Le discours sur la joie qui traverse le livre de l’Ecclésiaste est reconnu par de nombreux commentateurs sous la forme de 7 refrains qui vont crescendo. Tout commence à la question « Du rire, j’ai dit « C’est fou ! » Et de la joie, « Qu’est-ce que cela fait ? » » (Qoh 2,2). Grande question ! Que nous procure la joie ?

La joie est définie comme « un sentiment de bonheur intense, de plénitude, limité dans sa durée, éprouvé par une personne dont un souhait, un désir est satisfait ».

Nous allons voir que dans l’Ecclésiaste, la joie se comprend dans la relation Homme/Dieu.
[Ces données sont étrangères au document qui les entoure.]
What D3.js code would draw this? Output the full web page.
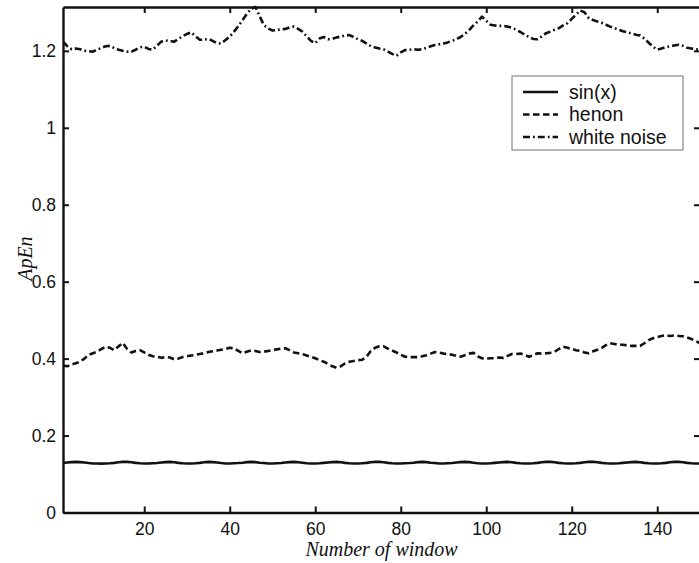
<!DOCTYPE html>
<html>
<head>
<meta charset="utf-8">
<script src="https://cdn.jsdelivr.net/npm/d3@7"></script>
<style>
  html, body { margin: 0; padding: 0; background: #fff; }
  svg { display: block; }
</style>
</head>
<body>
<svg id="chart" width="699" height="563"></svg>
<script>
// ApEn of three signals computed over sliding windows 1..150
const sinValues = [
  0.1285,0.130,0.131,0.1315,0.131,0.130,0.1285,0.1275,0.1275,0.127,
  0.1275,0.128,0.129,0.1305,0.1315,0.1315,0.1305,0.129,0.128,0.1275,
  0.1275,0.128,0.1285,0.130,0.131,0.1315,0.1305,0.129,0.128,0.1275,
  0.1275,0.128,0.129,0.1305,0.1315,0.131,0.130,0.1285,0.1275,0.1275,
  0.128,0.1285,0.1295,0.131,0.1315,0.131,0.1295,0.1285,0.1275,0.1275,
  0.128,0.1285,0.130,0.131,0.1315,0.1305,0.1295,0.128,0.1275,0.1275,
  0.128,0.129,0.130,0.131,0.1315,0.1305,0.129,0.128,0.1275,0.1275,
  0.128,0.129,0.1305,0.1315,0.1315,0.1305,0.129,0.128,0.1275,0.1275,
  0.128,0.1285,0.1295,0.131,0.1315,0.131,0.1295,0.1285,0.1275,0.1275,
  0.128,0.1285,0.130,0.131,0.1315,0.131,0.1295,0.128,0.1275,0.1275,
  0.128,0.129,0.130,0.131,0.1315,0.1305,0.129,0.128,0.1275,0.1275,
  0.128,0.129,0.1305,0.1315,0.1315,0.1305,0.129,0.128,0.1275,0.1275,
  0.128,0.129,0.1305,0.1315,0.1315,0.1305,0.129,0.128,0.1275,0.1275,
  0.128,0.129,0.130,0.131,0.1315,0.1305,0.129,0.128,0.1275,0.1275,
  0.128,0.129,0.1305,0.1315,0.1315,0.1305,0.129,0.128,0.1275,0.1275
];

const henonValues = [
  0.382,0.380,0.385,0.388,0.392,0.400,0.410,0.414,0.418,0.425,
  0.431,0.428,0.422,0.432,0.441,0.425,0.416,0.420,0.422,0.416,
  0.410,0.406,0.405,0.402,0.404,0.403,0.398,0.400,0.404,0.406,
  0.408,0.410,0.412,0.414,0.417,0.419,0.421,0.423,0.425,0.428,
  0.427,0.420,0.414,0.418,0.421,0.420,0.417,0.418,0.420,0.422,
  0.424,0.426,0.427,0.422,0.416,0.414,0.412,0.408,0.405,0.401,
  0.396,0.392,0.386,0.380,0.376,0.380,0.388,0.392,0.394,0.396,
  0.397,0.405,0.420,0.428,0.432,0.432,0.426,0.421,0.416,0.410,
  0.405,0.404,0.404,0.404,0.406,0.409,0.413,0.417,0.416,0.413,
  0.412,0.410,0.407,0.405,0.409,0.413,0.415,0.406,0.401,0.400,
  0.401,0.401,0.403,0.402,0.407,0.412,0.412,0.413,0.410,0.405,
  0.409,0.414,0.413,0.414,0.415,0.418,0.425,0.431,0.428,0.425,
  0.422,0.420,0.416,0.414,0.419,0.423,0.428,0.435,0.440,0.438,
  0.436,0.436,0.434,0.433,0.433,0.433,0.440,0.448,0.453,0.456,
  0.459,0.461,0.459,0.460,0.459,0.458,0.455,0.451,0.446,0.440
];

const noiseValues = [
  1.224,1.212,1.204,1.206,1.204,1.200,1.199,1.198,1.203,1.208,
  1.212,1.213,1.207,1.203,1.200,1.198,1.198,1.203,1.209,1.211,
  1.205,1.203,1.214,1.224,1.227,1.225,1.224,1.231,1.238,1.244,
  1.248,1.238,1.229,1.229,1.231,1.226,1.220,1.219,1.228,1.237,
  1.250,1.264,1.280,1.296,1.309,1.314,1.290,1.267,1.258,1.253,
  1.254,1.256,1.257,1.261,1.263,1.257,1.250,1.238,1.226,1.220,
  1.232,1.236,1.230,1.231,1.235,1.237,1.240,1.241,1.236,1.230,
  1.226,1.219,1.212,1.209,1.206,1.204,1.198,1.192,1.187,1.196,
  1.202,1.203,1.204,1.203,1.204,1.208,1.212,1.215,1.217,1.219,
  1.222,1.226,1.230,1.236,1.244,1.254,1.266,1.276,1.289,1.278,
  1.268,1.266,1.265,1.265,1.263,1.260,1.255,1.249,1.242,1.236,
  1.231,1.230,1.238,1.246,1.250,1.255,1.259,1.266,1.272,1.283,
  1.294,1.305,1.300,1.285,1.280,1.276,1.273,1.268,1.263,1.259,
  1.255,1.251,1.248,1.245,1.242,1.240,1.232,1.221,1.211,1.203,
  1.206,1.210,1.212,1.214,1.216,1.213,1.208,1.206,1.204,1.203
];

const seriesNames = ["sin(x)", "henon", "white noise"];
const xTicks = [20, 40, 60, 80, 100, 120, 140];
const yTicks = [0, 0.2, 0.4, 0.6, 0.8, 1, 1.2];
const xDomain = [1, 150];
const yDomain = [0, 1.314];

const seriesData = [sinValues, henonValues, noiseValues];
const dashes = [null, "6.5,3.5", "7,3,1.8,3"];

const margin = { top: 7, left: 63, right: -1, bottom: 50.5 };
const W = 699, H = 563;
const plotW = W - margin.left - margin.right;
const plotH = H - margin.top - margin.bottom;

const svg = d3.select("#chart");
const g = svg.append("g").attr("transform", `translate(${margin.left},${margin.top})`);

const x = d3.scaleLinear().domain(xDomain).range([0, plotW]);
const y = d3.scaleLinear().domain(yDomain).range([plotH, 0]);

const tickFont = "Liberation Sans, Arial, sans-serif";
const tickSize = "17.5px";
const ink = "#111";

// data lines
const line = d3.line()
  .x((d, i) => x(i + 1))
  .y(d => y(d));

g.append("defs").append("clipPath").attr("id", "plotclip")
  .append("rect").attr("x", 0).attr("y", -2).attr("width", plotW).attr("height", plotH + 2);

seriesData.forEach((vals, k) => {
  g.append("path")
    .datum(vals)
    .attr("clip-path", "url(#plotclip)")
    .attr("fill", "none")
    .attr("stroke", ink)
    .attr("stroke-width", 2.6)
    .attr("stroke-linejoin", "round")
    .attr("stroke-dasharray", dashes[k])
    .attr("d", line);
});

// axes: bottom/left carry labels, top/right repeat the ticks
const xAxis = d3.axisBottom(x).tickValues(xTicks).tickSizeInner(-6).tickSizeOuter(0).tickPadding(10);
const yAxis = d3.axisLeft(y).tickValues(yTicks).tickSizeInner(-6).tickSizeOuter(0).tickPadding(7)
  .tickFormat(d3.format("~g"));

const gx = g.append("g").attr("transform", `translate(0,${plotH})`).call(xAxis);
const gy = g.append("g").call(yAxis);
const gxt = g.append("g").call(d3.axisTop(x).tickValues(xTicks).tickSizeInner(-6).tickSizeOuter(0).tickFormat(""));
const gyr = g.append("g").attr("transform", `translate(${plotW},0)`)
  .call(d3.axisRight(y).tickValues(yTicks).tickSizeInner(-6).tickSizeOuter(0).tickFormat(""));

[gx, gy, gxt, gyr].forEach(a => {
  a.select(".domain").attr("stroke", ink).attr("stroke-width", 2.4);
  a.selectAll(".tick line").attr("stroke", ink).attr("stroke-width", 2);
  a.selectAll(".tick text")
    .attr("fill", ink)
    .style("font-family", tickFont)
    .style("font-size", tickSize);
});

// axis titles
svg.append("text")
  .attr("x", margin.left + plotW / 2)
  .attr("y", 556)
  .attr("text-anchor", "middle")
  .style("font-family", "Liberation Serif, Times New Roman, serif")
  .style("font-style", "italic")
  .style("font-size", "20px")
  .attr("fill", ink)
  .text("Number of window");

svg.append("text")
  .attr("transform", `translate(32,${margin.top + y(0.66)}) rotate(-90)`)
  .attr("text-anchor", "middle")
  .style("font-family", "Liberation Serif, Times New Roman, serif")
  .style("font-style", "italic")
  .style("font-size", "20px")
  .attr("fill", ink)
  .text("ApEn");

// legend
const lg = svg.append("g").attr("transform", "translate(512,76)");
lg.append("rect")
  .attr("width", 171).attr("height", 74)
  .attr("fill", "#fff")
  .attr("stroke", "#888")
  .attr("stroke-width", 1.2);

seriesNames.forEach((name, k) => {
  const cy = 16 + k * 22.5;
  lg.append("line")
    .attr("x1", 11).attr("x2", 46)
    .attr("y1", cy).attr("y2", cy)
    .attr("stroke", ink)
    .attr("stroke-width", 2.6)
    .attr("stroke-dasharray", dashes[k]);
  lg.append("text")
    .attr("x", 57).attr("y", cy)
    .attr("dy", "0.35em")
    .style("font-family", tickFont)
    .style("font-size", "19.5px")
    .attr("fill", ink)
    .text(name);
});
</script>
</body>
</html>
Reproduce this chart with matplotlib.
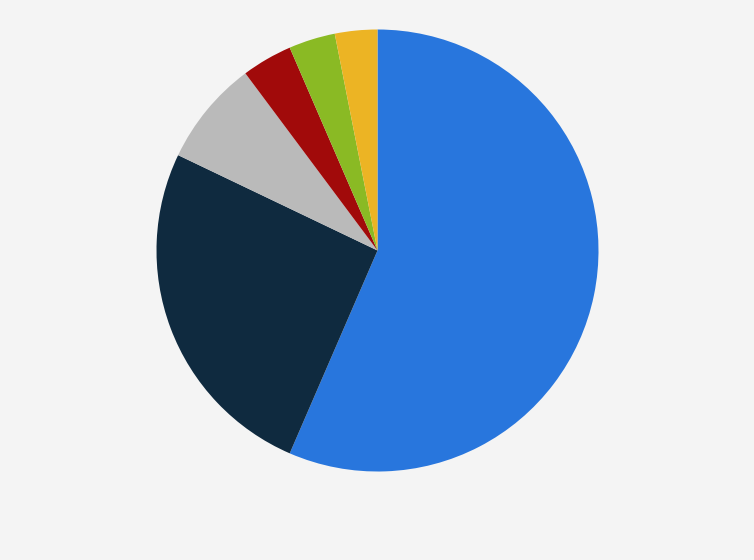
import matplotlib
matplotlib.use("Agg")
from matplotlib import pyplot as plt

# slice shares in percent, clockwise from 12 o'clock
labels = ["A", "B", "C", "D", "E", "F"]
shares = [56.5, 25.6, 7.7, 3.7, 3.4, 3.1]
colors = ["#2876dd", "#0f2a3f", "#bababa", "#a10a0a", "#8aba24", "#ecb424"]

fig = plt.figure(figsize=(7.54, 5.60), dpi=100)
fig.patch.set_facecolor("#f4f4f4")

# axes placed so the pie is centred at (377, 250) with radius ~221 px
r = 221
cx, cy = 377.5, 250.5
ax = fig.add_axes([(cx - r) / 754, 1 - (cy + r) / 560, 2 * r / 754, 2 * r / 560])
ax.set_facecolor("#f4f4f4")

ax.pie(shares, colors=colors, startangle=90, counterclock=False,
       radius=1.0, wedgeprops={"linewidth": 0})
ax.set_xlim(-1, 1)
ax.set_ylim(-1, 1)
ax.set_aspect("equal")
ax.axis("off")

plt.savefig("out.png", facecolor=fig.get_facecolor())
A chaque « refrain », l’Ecclésiaste tire un fil dans sa réflexion : Tout d’abord, il constate que la joie et les plaisirs de la vie sont des dons de Dieu. Puis il affirme au chapitre 3 que l’Homme est dépendant face à son Créateur car il reçoit les dons mais ne connaît pas les intentions de Dieu. Toutefois cette dépendance ne représente pas totalement la relation entre Dieu et les Hommes pour l’Ecclésiaste, il y a aussi un dialogue que l’on retrouve dans le refrain du chapitre 5 où l’Ecclésiaste nous dit que la faculté de profiter de ses dons divins nous est donnée par Dieu lui-même. Pour lui, la joie que l’Homme éprouve vient du fait qu’il sait que ses dons sont offerts par Dieu : Dieu se révèle dans la joie de l’Homme et c’est pourquoi l’Ecclésiaste nous invite à profiter aujourd’hui de cette joie que nous partageons avec l’Eternel. Plus récemment, nous retrouvons cette relation Homme/Dieu chez Karl Barth dans sa conférence de 1956,  L’humanité de Dieu ; « La divinité du Dieu vivant n’a de signification et de force que dans le contexte de son histoire et de son dialogue avec l’homme et ainsi dans sa relation avec lui ».

Le dialogue entre Dieu et l’Homme se retrouve dans le refrain du chapitre 9 que j’ai choisi de vous lire car celui-ci est non seulement un des plus longs refrains mais également celui à partir duquel l’Ecclésiaste passe à l’exhortation de l’interlocuteur (« Va », « mange », « bois »). En avançant dans le livre, il y a comme une impression d’urgence qui se met en place avec les impératifs qui sont utilisés ; c’est un peu comme si l’Ecclésiaste, en arrivant à la fin de son livre (fin qui traite de la mort), nous pressait d’entendre son message et reconnaître la joie dans nos vies.

L’Ecclésiaste nous invite à boire et à manger avec joie mais pas de façon extrême : « boire de bon cœur » ne signifie pas avoir le coude levé en permanence, au contraire. Dans l’Ancien Testament,  le cœur n’est pas seulement le siège des sentiments mais celui de l’intelligence ; c’est donc une invitation à la consommation raisonnée que nous donne l’Ecclésiaste. Alphonse Maillot dit à propos de ces versets « Ici la joie humaine n’est pas simplement un moyen d’oublier les déboires de la vie et la hantise de la mort, mais la volonté de Dieu lui-même ».

La vie est quelque chose de fragile mais nous avons la possibilité, aujourd’hui, de vivre, d’agir nous dit l’Ecclésiaste : «v. 10 : Tout ce que ta main se trouve capable de faire, fais le par tes propres forces ». Il ne recommande pas ici de travailler comme un forcené ou de penser pouvoir se réaliser uniquement par son travail mais plutôt de savoir saisir l’instant, le bon moment pour agir avant le « Sheol » (qui est traduit par « séjour des morts » dans la TOB).  Nous avons la possibilité de rechercher notre bonheur et de le construire en relation avec Dieu qui nous y encourage.

Conclusion  

L’Ecclésiaste ne croit pas en la résurrection des morts et son appel n’est pas pour une vie future : il parle aux Hommes « sous le soleil », dans leurs présents. En tant que chrétiens, nous avons la conviction que quelque chose de véritablement nouveau s’est produit « sous le soleil » en Jésus-Christ mais cela ne nous empêche pas de profiter de la sagesse de l’Ecclésiaste.

Lors des repas de paroisse, notre pasteur nous dit souvent que manger, c’est rendre gloire à Dieu ; c’est exactement le propos de l’Ecclésiaste qui nous invite à nous réjouir et à profiter des dons de Dieu en reconnaissance de ceux-ci.